I’m thinking here not only of Conrad’s Nostromo, which concentrates on the events of a single day seen through multiple viewpoints, but even more of Faulkner’s similarly structured Light in August, as well as such experiments in internal monologue as The Sound and the Fury and As I Lay Dying. Indeed, the doctor in the film recalls the Reverend Gail Hightower in Light in August, a fallen patriarch who might have served as his community’s conscience if he and the community hadn’t both deteriorated into an apocalyptic, postmoral stupor.
Though Krasznahorkai’s novel was written when “communism” (that is, what we and the Hungarians were erroneously calling communism) was still in power, and the movie was made after this apparatus came apart, tellingly the society depicted in the film could belong to either era. Similarly, though both the settings and the camera style suggest a despiritualized Andrei Tarkovsky, the film contains elements of Christian allegory, not only in the demonology of the title but also in the messianic qualities of a key character, Irimias (played by the film’s composer, Mihaly Vig). Ultimately, whether this highly suggestive story is described as Christian, antitotalitarian, communist, precommunist, postcommunist, or some combination of the above is entirely a function of how we wish to apply its lessons, because its vision is broad enough to encompass all of these points of view.

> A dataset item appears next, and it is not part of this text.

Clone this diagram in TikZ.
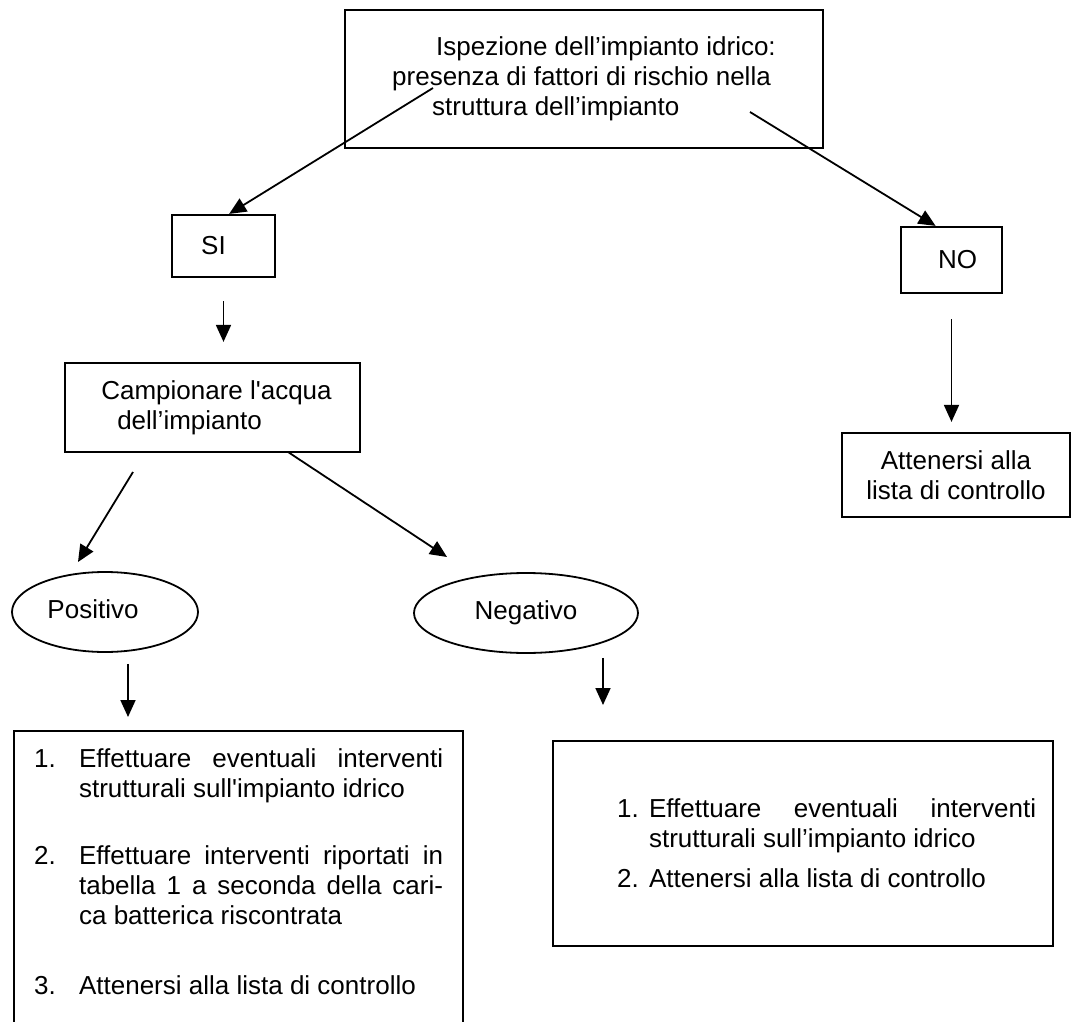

I’ve avoided telling the plot because one of the film’s central pleasures is the clever, carefully calculated unfolding of the story. But however fuzzy a few of the narrative details may be–an obscurity perhaps attributable to the allegorical context or to the occasionally awkward English subtitles–the story’s main lines and its meaning are unmistakable. And its liberating gallows humor is like a tonic after the easy lies of other movies, a slap that returns us to our senses.